→ **Objective**
Using the data beneath this instruction, retype only the lines from the one that contains "Output the Python" down to the one that contains "from matplotlib.ticker import", both included, exactly as they appear.

(Stored data)
* BEGIN *

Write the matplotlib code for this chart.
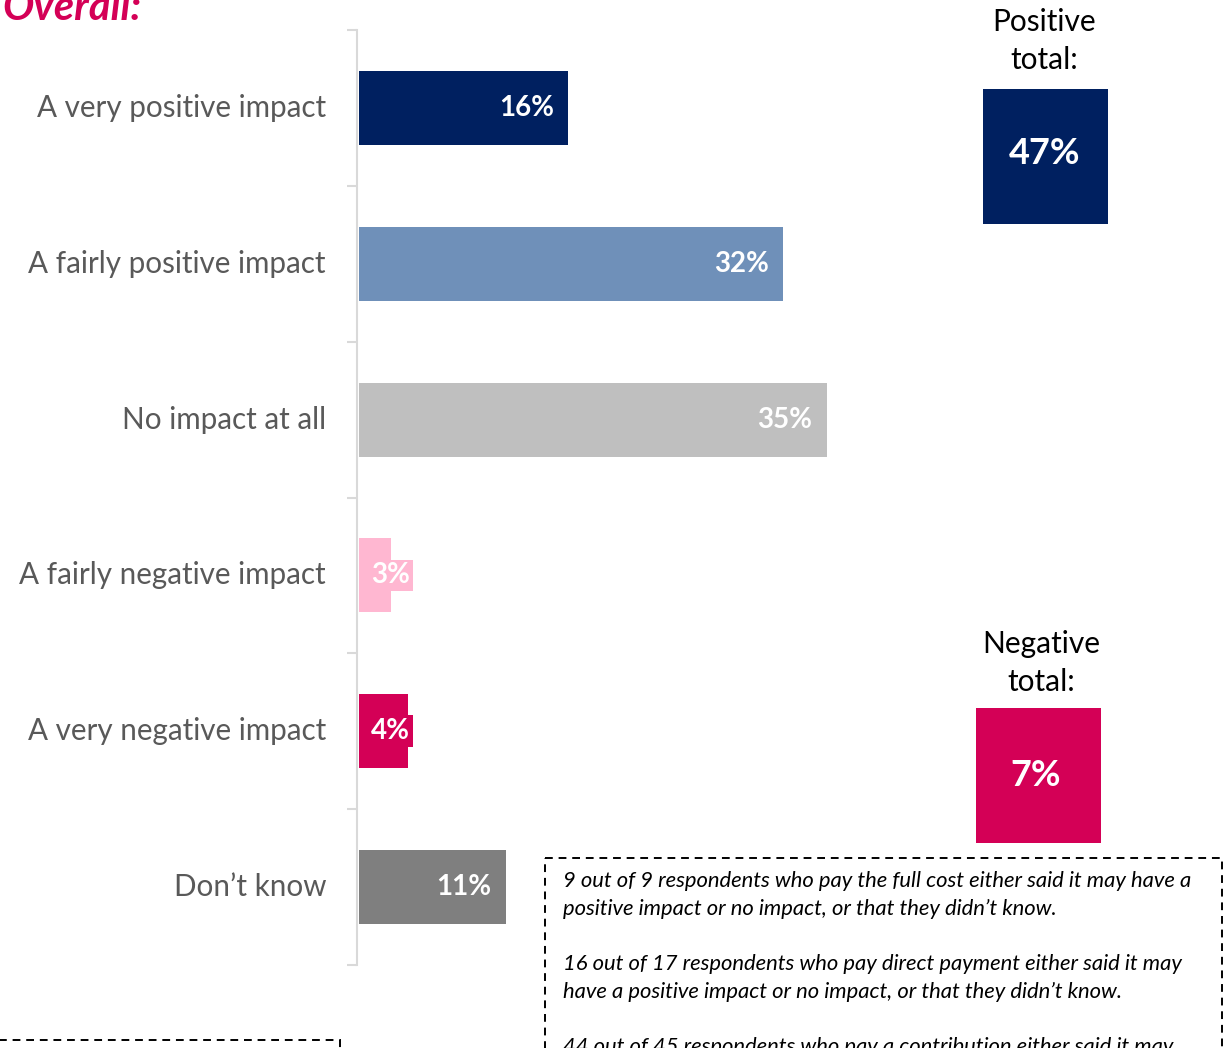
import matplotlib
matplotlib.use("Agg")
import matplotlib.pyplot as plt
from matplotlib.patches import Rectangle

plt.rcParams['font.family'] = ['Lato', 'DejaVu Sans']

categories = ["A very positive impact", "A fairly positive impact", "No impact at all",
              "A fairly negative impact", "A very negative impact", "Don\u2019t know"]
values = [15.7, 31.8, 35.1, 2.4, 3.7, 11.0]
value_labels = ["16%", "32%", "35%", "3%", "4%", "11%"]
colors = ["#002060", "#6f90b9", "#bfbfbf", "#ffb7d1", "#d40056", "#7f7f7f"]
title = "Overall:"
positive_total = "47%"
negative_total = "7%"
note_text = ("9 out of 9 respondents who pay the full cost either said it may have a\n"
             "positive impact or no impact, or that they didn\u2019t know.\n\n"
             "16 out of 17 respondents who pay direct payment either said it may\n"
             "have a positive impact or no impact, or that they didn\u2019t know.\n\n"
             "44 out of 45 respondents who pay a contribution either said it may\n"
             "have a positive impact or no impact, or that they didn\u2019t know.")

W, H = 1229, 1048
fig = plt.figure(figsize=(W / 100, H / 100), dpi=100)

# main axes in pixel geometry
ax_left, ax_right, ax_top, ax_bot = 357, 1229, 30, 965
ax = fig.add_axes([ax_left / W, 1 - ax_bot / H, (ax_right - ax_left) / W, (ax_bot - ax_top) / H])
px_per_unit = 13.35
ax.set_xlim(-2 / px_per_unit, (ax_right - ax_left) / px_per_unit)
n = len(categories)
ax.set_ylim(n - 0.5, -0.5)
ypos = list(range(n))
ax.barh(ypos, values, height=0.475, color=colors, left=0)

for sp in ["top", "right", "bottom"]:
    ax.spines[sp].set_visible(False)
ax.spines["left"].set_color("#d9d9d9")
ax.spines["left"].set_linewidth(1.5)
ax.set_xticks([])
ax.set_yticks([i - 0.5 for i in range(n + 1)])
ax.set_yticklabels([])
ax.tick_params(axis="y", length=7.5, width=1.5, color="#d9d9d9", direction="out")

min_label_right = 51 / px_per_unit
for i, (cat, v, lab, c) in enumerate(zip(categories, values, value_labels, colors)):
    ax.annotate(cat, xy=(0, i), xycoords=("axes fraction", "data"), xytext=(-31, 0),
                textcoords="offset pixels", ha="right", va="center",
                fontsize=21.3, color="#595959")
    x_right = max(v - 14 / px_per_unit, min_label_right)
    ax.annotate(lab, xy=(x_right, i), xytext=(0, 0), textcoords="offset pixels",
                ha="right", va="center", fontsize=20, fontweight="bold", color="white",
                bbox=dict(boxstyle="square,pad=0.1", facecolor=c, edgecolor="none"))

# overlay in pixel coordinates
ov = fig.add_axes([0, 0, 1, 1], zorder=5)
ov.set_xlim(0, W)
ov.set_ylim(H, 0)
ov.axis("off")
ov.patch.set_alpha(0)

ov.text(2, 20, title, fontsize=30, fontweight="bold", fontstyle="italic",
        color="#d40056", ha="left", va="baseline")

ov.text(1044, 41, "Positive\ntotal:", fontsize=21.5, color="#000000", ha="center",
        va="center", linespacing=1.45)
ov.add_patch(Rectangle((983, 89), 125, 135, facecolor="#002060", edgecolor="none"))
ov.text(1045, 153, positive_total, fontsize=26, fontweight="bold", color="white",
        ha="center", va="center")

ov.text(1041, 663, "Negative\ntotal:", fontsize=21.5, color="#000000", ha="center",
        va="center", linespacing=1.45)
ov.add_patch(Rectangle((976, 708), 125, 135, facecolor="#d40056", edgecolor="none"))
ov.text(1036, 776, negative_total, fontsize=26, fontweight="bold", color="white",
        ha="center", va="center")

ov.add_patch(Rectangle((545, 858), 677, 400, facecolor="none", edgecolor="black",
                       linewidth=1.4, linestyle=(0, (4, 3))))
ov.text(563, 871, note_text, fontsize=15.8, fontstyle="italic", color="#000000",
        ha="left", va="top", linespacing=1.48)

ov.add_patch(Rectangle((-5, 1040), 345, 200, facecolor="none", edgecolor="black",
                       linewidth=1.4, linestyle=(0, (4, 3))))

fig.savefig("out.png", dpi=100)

* END *
* BEGIN *

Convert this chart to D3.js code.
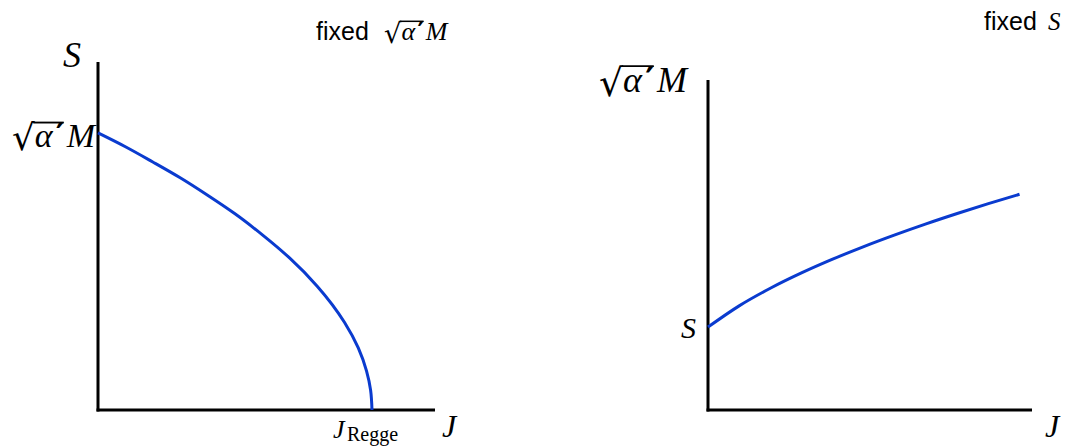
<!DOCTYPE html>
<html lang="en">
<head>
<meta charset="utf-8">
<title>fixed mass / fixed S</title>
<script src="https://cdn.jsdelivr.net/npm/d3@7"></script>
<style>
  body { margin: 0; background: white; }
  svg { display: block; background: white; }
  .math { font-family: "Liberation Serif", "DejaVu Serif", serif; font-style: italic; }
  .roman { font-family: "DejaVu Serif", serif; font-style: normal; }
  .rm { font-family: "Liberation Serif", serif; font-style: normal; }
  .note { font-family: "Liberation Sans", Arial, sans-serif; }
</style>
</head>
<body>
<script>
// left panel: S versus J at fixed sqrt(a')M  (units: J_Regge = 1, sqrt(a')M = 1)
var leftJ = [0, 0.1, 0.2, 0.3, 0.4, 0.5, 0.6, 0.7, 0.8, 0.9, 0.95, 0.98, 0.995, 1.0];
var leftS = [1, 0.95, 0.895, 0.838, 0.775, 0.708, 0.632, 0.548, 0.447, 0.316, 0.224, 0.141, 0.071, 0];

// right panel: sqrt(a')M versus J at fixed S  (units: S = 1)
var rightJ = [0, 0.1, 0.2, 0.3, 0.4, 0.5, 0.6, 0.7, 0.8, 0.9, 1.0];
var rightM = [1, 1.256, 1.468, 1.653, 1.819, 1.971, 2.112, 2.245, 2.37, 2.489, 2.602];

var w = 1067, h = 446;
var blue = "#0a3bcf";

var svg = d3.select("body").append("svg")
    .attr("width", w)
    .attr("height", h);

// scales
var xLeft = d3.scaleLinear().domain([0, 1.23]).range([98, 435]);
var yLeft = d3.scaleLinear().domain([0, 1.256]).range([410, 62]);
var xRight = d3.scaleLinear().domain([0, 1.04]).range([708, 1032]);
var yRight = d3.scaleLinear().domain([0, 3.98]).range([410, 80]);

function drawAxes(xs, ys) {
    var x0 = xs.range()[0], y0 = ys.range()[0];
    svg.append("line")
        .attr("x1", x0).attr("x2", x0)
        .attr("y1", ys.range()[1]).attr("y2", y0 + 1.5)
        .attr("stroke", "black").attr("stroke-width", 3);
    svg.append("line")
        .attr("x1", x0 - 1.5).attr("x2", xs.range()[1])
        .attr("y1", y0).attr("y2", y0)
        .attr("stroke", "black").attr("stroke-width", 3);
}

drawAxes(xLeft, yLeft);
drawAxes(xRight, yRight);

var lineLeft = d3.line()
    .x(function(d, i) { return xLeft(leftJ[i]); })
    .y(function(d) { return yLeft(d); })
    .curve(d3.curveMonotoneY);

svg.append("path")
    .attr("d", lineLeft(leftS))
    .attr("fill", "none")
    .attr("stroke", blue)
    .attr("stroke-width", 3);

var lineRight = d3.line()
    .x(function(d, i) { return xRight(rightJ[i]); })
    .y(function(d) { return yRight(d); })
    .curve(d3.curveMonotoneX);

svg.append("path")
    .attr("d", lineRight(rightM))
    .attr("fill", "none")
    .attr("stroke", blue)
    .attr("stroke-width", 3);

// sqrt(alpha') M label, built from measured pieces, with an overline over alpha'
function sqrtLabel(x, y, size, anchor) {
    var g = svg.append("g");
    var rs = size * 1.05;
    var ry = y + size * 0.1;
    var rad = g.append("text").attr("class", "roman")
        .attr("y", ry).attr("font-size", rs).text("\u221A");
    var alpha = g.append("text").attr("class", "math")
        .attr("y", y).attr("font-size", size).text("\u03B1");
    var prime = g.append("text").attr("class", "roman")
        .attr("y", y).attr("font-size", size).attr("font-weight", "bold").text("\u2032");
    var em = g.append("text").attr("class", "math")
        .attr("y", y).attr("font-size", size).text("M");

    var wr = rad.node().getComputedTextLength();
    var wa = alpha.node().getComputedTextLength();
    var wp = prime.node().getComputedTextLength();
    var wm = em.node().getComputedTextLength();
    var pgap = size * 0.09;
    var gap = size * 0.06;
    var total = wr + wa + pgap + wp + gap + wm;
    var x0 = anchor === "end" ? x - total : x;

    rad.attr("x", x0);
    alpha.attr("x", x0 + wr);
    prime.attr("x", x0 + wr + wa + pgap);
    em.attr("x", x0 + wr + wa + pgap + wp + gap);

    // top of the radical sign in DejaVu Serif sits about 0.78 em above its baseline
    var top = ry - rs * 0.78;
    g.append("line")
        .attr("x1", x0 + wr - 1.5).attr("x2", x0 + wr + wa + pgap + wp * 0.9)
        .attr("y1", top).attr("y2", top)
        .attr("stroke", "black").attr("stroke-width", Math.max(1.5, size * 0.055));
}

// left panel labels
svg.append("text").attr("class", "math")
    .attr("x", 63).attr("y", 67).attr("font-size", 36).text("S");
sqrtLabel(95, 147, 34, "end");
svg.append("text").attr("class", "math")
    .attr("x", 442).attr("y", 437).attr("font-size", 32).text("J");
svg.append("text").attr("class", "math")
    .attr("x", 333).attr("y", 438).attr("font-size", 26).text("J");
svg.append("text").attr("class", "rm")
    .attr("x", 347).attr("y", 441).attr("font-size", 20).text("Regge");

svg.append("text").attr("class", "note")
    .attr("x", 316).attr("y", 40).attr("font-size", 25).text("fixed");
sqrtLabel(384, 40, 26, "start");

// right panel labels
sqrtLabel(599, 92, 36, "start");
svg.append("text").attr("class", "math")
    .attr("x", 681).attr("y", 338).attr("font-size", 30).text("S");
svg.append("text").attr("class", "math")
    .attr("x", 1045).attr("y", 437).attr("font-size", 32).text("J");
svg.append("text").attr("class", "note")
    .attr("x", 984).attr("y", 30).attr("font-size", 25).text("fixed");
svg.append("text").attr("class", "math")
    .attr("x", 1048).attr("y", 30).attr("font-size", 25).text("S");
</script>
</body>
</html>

* END *
* BEGIN *

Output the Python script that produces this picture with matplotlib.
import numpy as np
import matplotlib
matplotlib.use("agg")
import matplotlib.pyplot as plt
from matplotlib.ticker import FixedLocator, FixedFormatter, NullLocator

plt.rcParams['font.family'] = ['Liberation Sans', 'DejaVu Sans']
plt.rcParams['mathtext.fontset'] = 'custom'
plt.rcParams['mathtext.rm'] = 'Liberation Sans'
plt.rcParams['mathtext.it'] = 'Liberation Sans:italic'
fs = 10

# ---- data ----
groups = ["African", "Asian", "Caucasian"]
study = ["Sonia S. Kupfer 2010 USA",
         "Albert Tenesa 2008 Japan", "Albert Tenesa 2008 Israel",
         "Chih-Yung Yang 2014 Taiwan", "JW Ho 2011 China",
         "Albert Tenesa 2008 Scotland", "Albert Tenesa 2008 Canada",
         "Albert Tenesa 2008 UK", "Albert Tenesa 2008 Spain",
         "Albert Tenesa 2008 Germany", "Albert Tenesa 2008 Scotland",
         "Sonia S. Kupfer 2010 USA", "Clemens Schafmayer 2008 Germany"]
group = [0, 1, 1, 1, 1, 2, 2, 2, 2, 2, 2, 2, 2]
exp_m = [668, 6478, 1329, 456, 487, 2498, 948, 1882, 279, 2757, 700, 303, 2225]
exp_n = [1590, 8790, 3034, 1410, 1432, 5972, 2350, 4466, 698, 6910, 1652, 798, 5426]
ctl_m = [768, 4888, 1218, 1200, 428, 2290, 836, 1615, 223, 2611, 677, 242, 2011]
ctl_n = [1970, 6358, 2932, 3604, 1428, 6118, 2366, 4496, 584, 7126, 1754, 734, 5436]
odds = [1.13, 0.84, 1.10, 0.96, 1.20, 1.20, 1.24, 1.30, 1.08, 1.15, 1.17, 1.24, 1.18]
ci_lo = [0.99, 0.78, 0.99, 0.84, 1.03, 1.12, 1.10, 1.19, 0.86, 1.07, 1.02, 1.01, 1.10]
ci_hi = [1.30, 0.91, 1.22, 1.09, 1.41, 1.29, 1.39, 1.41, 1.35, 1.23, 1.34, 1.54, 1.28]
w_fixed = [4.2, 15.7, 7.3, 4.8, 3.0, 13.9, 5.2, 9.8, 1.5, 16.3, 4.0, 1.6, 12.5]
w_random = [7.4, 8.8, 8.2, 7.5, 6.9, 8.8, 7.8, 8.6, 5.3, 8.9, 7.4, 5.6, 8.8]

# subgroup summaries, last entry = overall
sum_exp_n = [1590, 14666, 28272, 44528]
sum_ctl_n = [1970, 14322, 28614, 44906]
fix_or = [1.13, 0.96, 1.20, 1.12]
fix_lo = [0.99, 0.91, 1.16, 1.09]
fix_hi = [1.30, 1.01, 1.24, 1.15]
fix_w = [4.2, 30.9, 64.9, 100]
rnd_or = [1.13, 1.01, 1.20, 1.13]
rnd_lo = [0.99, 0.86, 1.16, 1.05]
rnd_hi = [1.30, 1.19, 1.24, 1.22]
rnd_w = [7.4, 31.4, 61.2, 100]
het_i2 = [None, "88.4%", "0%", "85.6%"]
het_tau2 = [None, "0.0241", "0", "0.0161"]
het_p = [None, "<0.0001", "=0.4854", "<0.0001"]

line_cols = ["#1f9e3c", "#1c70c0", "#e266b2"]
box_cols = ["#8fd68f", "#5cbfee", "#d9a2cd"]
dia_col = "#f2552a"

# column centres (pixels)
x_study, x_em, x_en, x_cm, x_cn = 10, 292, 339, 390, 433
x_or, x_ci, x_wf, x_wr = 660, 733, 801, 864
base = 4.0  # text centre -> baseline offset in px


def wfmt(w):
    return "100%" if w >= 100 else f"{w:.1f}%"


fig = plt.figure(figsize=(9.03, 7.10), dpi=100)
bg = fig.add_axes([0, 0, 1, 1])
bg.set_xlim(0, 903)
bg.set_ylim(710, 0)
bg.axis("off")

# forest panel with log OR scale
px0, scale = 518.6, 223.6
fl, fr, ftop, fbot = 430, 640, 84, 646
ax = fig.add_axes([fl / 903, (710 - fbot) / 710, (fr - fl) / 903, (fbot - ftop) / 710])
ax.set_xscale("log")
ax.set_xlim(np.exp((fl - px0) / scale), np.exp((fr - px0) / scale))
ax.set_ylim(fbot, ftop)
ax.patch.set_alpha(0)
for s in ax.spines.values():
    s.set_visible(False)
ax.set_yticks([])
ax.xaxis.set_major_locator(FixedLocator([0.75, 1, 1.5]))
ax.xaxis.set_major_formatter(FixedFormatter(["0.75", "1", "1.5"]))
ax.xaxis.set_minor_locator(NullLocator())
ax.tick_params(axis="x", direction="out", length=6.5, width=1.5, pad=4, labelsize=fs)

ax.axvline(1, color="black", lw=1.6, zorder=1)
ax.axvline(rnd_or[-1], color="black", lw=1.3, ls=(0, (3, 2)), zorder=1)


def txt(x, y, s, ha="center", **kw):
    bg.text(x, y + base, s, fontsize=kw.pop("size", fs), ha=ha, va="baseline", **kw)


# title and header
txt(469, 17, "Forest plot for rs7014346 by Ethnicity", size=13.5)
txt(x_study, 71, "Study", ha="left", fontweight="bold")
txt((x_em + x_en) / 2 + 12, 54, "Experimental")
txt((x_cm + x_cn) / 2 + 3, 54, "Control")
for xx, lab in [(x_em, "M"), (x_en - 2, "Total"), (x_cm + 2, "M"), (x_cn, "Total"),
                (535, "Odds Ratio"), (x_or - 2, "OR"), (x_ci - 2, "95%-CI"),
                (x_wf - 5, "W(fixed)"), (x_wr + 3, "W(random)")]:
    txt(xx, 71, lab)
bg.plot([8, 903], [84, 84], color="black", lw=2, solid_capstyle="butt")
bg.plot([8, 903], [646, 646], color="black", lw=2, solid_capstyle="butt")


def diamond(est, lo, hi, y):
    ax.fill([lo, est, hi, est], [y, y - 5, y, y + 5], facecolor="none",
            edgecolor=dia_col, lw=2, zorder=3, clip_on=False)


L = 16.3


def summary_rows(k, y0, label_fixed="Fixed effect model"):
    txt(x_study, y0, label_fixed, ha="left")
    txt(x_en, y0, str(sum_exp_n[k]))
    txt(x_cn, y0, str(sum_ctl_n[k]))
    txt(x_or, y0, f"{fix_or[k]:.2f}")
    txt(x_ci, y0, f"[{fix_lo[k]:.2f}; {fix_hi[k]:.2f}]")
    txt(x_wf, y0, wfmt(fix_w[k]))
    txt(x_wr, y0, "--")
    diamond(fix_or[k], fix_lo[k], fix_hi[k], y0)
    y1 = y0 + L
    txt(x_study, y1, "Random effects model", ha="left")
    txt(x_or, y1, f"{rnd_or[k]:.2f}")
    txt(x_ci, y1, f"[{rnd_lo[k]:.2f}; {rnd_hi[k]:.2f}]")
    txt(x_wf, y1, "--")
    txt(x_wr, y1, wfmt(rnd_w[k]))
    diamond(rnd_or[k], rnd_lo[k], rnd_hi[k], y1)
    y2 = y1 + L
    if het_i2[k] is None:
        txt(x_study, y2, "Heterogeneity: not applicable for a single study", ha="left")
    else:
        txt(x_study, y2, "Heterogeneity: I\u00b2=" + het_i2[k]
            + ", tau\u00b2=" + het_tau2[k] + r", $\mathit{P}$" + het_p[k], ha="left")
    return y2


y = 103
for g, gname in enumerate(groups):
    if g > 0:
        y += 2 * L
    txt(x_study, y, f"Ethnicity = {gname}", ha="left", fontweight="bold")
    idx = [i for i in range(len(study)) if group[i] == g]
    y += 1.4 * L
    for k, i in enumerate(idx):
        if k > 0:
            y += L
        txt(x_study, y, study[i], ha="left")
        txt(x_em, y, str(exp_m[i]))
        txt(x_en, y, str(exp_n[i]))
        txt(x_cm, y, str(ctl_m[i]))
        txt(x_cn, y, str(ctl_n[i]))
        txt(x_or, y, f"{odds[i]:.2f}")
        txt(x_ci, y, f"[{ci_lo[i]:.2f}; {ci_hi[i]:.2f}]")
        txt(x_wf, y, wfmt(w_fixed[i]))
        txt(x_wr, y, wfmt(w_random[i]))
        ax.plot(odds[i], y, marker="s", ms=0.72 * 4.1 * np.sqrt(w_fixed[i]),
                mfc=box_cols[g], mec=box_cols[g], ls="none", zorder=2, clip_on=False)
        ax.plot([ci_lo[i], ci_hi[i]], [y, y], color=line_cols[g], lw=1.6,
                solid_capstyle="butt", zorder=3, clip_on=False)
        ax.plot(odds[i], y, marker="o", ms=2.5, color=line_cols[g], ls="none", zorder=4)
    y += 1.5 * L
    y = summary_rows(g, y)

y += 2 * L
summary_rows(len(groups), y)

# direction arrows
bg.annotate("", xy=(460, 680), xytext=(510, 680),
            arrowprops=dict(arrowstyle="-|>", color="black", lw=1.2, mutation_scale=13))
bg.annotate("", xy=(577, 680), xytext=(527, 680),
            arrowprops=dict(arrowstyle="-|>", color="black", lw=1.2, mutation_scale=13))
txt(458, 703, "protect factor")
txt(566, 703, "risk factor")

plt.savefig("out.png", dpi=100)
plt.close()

* END *

→ **Written response**
Output the Python script that produces this picture with matplotlib.
import numpy as np
import matplotlib
matplotlib.use("agg")
import matplotlib.pyplot as plt
from matplotlib.ticker import FixedLocator, FixedFormatter, NullLocator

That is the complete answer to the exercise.